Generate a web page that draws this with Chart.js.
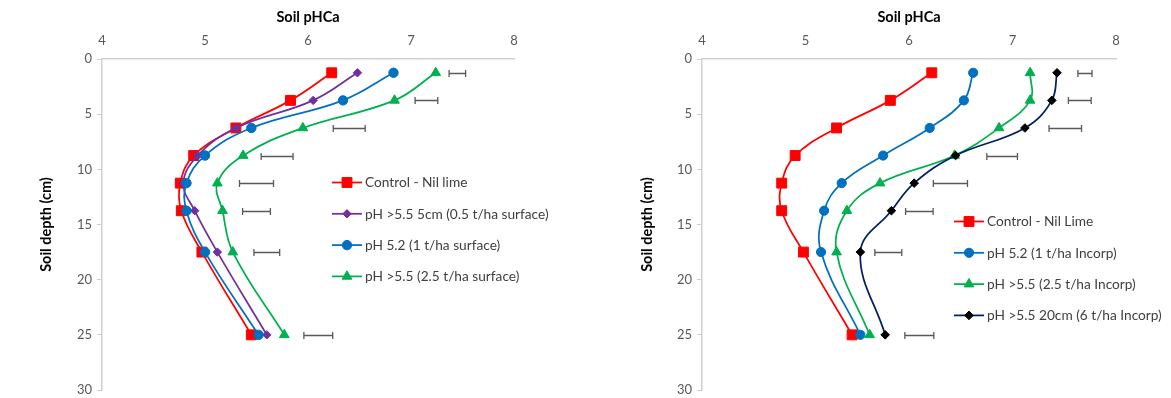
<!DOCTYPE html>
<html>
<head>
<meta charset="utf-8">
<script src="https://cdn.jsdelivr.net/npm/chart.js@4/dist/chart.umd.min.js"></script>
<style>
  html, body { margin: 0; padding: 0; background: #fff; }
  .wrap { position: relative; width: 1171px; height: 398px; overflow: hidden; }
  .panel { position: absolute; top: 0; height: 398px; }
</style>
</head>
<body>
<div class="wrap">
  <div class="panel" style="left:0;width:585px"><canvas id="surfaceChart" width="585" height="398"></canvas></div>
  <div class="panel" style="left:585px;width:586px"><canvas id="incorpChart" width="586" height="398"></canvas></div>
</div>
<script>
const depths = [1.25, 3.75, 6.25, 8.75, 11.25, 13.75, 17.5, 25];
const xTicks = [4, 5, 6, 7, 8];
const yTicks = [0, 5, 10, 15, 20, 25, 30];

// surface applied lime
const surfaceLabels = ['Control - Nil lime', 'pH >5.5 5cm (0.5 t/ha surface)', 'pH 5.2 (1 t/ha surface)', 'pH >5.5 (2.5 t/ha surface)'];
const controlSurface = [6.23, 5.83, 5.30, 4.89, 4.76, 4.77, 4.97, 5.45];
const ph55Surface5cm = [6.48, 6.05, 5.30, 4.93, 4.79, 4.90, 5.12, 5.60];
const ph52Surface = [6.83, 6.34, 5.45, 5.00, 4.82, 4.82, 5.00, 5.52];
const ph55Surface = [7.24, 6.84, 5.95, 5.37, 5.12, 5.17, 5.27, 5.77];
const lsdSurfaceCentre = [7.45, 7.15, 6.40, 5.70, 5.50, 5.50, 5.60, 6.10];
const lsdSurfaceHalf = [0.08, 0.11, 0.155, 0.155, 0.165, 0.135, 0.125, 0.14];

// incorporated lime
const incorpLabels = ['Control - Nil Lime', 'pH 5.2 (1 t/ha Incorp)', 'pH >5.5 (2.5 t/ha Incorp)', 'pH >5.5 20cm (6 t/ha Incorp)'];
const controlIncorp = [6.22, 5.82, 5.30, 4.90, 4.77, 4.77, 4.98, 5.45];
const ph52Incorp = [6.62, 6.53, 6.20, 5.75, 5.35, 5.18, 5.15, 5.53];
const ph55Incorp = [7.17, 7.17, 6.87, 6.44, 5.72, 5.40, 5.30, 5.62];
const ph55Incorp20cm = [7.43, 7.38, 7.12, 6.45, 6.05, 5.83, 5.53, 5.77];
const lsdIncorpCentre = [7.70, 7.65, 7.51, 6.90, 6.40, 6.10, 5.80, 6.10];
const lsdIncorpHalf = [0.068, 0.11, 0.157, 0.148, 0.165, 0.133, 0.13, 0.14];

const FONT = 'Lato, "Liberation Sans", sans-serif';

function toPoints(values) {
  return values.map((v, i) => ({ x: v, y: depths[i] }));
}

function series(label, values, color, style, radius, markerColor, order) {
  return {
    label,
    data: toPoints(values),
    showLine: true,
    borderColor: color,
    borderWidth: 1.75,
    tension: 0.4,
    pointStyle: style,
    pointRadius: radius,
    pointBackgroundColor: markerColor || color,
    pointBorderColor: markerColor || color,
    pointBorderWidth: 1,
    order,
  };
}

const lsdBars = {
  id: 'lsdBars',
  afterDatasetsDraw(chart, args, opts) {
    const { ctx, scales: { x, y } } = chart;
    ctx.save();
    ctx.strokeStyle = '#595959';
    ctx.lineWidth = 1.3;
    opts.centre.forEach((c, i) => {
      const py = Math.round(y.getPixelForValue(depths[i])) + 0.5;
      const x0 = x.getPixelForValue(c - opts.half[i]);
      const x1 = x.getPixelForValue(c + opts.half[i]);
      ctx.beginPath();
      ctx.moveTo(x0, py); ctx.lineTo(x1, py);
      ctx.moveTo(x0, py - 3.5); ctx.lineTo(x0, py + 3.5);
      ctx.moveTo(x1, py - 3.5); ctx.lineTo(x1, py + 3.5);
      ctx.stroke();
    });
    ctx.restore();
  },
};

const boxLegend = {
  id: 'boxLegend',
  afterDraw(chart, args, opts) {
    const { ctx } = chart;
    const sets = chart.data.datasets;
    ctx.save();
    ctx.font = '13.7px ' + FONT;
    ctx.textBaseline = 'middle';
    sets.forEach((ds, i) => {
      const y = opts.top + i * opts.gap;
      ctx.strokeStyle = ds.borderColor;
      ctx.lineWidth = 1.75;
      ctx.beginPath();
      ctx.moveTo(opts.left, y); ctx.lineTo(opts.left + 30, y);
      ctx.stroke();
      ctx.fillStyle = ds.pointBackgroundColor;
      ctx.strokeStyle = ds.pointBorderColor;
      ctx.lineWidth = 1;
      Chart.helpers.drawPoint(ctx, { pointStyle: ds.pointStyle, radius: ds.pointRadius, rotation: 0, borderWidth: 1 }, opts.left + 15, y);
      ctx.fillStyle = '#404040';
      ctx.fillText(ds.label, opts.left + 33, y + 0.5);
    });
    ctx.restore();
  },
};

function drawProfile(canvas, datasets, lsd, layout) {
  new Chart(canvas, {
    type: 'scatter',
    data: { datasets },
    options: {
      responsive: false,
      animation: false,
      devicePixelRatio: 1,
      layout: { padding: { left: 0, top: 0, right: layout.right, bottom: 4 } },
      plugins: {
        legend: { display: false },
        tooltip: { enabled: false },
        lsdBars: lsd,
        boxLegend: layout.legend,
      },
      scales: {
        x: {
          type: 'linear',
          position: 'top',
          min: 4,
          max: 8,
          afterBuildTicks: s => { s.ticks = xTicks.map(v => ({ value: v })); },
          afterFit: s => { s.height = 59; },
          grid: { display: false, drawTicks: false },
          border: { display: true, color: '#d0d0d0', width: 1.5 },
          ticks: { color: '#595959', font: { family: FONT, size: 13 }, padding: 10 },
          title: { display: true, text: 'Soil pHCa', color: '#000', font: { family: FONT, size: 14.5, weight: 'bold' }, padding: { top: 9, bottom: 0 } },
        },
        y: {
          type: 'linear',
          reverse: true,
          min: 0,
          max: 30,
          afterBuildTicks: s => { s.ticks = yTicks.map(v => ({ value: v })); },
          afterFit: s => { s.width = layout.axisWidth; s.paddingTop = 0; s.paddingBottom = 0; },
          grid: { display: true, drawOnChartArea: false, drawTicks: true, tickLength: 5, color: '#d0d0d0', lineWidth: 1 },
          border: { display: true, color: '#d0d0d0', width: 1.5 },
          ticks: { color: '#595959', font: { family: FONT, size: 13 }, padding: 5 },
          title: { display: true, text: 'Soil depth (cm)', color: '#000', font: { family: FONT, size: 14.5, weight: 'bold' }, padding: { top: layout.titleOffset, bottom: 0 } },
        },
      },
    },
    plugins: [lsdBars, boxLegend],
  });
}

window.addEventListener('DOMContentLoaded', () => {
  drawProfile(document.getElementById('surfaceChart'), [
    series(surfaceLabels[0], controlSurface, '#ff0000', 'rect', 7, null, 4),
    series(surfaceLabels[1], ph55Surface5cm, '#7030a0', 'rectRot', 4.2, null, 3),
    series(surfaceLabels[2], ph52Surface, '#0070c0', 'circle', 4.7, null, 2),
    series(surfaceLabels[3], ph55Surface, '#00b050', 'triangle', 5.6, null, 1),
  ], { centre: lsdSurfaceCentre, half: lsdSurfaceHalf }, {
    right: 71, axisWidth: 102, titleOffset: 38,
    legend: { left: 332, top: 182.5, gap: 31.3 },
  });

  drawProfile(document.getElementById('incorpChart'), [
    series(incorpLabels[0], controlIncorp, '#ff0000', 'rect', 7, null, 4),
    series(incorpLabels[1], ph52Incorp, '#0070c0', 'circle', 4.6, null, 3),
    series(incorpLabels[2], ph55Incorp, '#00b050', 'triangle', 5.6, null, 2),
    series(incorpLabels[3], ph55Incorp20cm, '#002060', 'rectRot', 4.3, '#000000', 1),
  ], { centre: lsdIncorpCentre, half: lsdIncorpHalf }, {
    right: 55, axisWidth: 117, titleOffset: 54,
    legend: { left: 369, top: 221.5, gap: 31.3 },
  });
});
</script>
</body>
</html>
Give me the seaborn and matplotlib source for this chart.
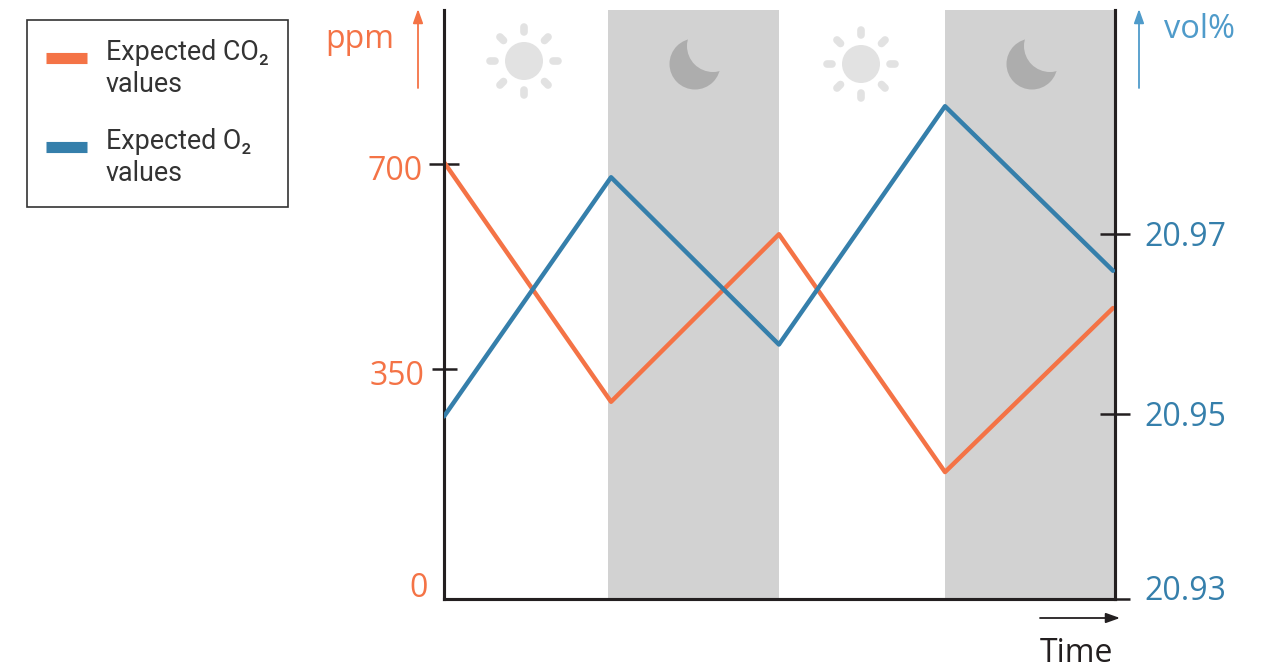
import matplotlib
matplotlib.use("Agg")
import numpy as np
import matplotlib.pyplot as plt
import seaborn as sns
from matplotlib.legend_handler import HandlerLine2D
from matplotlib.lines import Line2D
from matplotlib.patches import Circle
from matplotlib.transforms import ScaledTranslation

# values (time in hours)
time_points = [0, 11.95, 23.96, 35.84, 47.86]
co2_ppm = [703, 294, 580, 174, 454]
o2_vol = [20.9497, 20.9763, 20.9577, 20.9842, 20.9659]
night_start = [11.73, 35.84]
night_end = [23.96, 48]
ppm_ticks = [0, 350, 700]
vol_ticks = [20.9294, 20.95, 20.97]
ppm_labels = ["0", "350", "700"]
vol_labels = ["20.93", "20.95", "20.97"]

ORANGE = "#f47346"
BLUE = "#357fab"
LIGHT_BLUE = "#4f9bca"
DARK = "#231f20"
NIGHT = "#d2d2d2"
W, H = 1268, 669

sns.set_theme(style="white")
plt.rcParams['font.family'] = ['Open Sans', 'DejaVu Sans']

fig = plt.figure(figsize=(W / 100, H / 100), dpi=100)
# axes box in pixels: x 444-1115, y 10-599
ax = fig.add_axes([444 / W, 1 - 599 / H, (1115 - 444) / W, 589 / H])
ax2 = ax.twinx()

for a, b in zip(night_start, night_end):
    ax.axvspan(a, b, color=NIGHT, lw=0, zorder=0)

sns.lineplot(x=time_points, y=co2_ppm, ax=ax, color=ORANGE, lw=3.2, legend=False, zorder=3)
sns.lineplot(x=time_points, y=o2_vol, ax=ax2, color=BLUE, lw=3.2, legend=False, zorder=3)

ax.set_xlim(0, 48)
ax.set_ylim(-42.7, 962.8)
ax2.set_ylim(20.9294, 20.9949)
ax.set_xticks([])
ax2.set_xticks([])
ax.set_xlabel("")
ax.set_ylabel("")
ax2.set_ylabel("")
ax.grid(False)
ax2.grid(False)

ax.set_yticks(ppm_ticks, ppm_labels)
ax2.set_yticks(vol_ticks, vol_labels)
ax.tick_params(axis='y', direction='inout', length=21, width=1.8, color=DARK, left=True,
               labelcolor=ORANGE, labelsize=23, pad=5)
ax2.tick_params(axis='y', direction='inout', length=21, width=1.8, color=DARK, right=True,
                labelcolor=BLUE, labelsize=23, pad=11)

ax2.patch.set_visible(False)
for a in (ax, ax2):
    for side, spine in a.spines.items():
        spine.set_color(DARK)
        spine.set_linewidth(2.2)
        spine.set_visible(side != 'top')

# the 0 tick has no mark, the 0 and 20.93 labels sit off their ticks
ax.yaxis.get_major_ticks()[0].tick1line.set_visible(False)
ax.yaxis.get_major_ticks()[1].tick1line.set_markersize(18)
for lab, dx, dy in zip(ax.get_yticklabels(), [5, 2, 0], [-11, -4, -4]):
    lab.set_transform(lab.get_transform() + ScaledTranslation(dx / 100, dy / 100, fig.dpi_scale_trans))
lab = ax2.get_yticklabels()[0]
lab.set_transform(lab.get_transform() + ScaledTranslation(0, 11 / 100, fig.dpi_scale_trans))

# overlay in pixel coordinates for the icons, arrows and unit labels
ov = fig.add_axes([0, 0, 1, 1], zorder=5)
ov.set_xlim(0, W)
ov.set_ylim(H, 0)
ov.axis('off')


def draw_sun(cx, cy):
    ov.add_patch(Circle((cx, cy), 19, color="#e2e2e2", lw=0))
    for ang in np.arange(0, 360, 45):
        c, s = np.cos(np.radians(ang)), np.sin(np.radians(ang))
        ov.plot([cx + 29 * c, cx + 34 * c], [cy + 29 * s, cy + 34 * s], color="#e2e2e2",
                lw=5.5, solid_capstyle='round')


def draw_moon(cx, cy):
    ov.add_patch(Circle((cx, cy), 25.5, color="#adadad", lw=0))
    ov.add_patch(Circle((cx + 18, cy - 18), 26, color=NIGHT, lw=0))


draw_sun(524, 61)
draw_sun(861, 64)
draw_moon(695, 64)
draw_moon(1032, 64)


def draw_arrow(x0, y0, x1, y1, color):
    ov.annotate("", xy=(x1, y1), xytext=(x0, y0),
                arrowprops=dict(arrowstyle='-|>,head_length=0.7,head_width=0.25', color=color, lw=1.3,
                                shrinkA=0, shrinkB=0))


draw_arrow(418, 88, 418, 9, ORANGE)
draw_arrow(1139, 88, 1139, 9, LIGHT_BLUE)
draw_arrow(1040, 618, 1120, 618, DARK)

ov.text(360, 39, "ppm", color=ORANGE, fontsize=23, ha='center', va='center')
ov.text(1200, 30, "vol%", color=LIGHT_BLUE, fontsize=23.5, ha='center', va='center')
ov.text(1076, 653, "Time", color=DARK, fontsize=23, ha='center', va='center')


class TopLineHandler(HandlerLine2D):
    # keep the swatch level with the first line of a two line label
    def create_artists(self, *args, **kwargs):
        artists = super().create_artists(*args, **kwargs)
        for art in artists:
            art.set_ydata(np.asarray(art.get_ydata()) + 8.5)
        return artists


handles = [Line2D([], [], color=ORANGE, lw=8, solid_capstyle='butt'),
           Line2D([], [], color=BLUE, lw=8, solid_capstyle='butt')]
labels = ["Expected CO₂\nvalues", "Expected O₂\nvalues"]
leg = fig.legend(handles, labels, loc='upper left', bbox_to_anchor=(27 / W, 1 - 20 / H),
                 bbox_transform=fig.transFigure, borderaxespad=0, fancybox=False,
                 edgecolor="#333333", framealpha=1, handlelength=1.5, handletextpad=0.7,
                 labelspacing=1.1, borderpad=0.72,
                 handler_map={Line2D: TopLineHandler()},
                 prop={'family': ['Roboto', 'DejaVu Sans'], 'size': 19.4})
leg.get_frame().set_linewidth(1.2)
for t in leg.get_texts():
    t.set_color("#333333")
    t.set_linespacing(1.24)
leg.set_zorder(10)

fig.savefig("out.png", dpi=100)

··········

AIM
Please give again the entries word for word, starting at the first line and ending with the line that contains "0.133, 0.13, 0.14];"; include both of those lines but none of the pictures.

SOLVED EXERCISE
Generate a web page that draws this with Chart.js.
<!DOCTYPE html>
<html>
<head>
<meta charset="utf-8">
<script src="https://cdn.jsdelivr.net/npm/chart.js@4/dist/chart.umd.min.js"></script>
<style>
  html, body { margin: 0; padding: 0; background: #fff; }
  .wrap { position: relative; width: 1171px; height: 398px; overflow: hidden; }
  .panel { position: absolute; top: 0; height: 398px; }
</style>
</head>
<body>
<div class="wrap">
  <div class="panel" style="left:0;width:585px"><canvas id="surfaceChart" width="585" height="398"></canvas></div>
  <div class="panel" style="left:585px;width:586px"><canvas id="incorpChart" width="586" height="398"></canvas></div>
</div>
<script>
const depths = [1.25, 3.75, 6.25, 8.75, 11.25, 13.75, 17.5, 25];
const xTicks = [4, 5, 6, 7, 8];
const yTicks = [0, 5, 10, 15, 20, 25, 30];

// surface applied lime
const surfaceLabels = ['Control - Nil lime', 'pH >5.5 5cm (0.5 t/ha surface)', 'pH 5.2 (1 t/ha surface)', 'pH >5.5 (2.5 t/ha surface)'];
const controlSurface = [6.23, 5.83, 5.30, 4.89, 4.76, 4.77, 4.97, 5.45];
const ph55Surface5cm = [6.48, 6.05, 5.30, 4.93, 4.79, 4.90, 5.12, 5.60];
const ph52Surface = [6.83, 6.34, 5.45, 5.00, 4.82, 4.82, 5.00, 5.52];
const ph55Surface = [7.24, 6.84, 5.95, 5.37, 5.12, 5.17, 5.27, 5.77];
const lsdSurfaceCentre = [7.45, 7.15, 6.40, 5.70, 5.50, 5.50, 5.60, 6.10];
const lsdSurfaceHalf = [0.08, 0.11, 0.155, 0.155, 0.165, 0.135, 0.125, 0.14];

// incorporated lime
const incorpLabels = ['Control - Nil Lime', 'pH 5.2 (1 t/ha Incorp)', 'pH >5.5 (2.5 t/ha Incorp)', 'pH >5.5 20cm (6 t/ha Incorp)'];
const controlIncorp = [6.22, 5.82, 5.30, 4.90, 4.77, 4.77, 4.98, 5.45];
const ph52Incorp = [6.62, 6.53, 6.20, 5.75, 5.35, 5.18, 5.15, 5.53];
const ph55Incorp = [7.17, 7.17, 6.87, 6.44, 5.72, 5.40, 5.30, 5.62];
const ph55Incorp20cm = [7.43, 7.38, 7.12, 6.45, 6.05, 5.83, 5.53, 5.77];
const lsdIncorpCentre = [7.70, 7.65, 7.51, 6.90, 6.40, 6.10, 5.80, 6.10];
const lsdIncorpHalf = [0.068, 0.11, 0.157, 0.148, 0.165, 0.133, 0.13, 0.14];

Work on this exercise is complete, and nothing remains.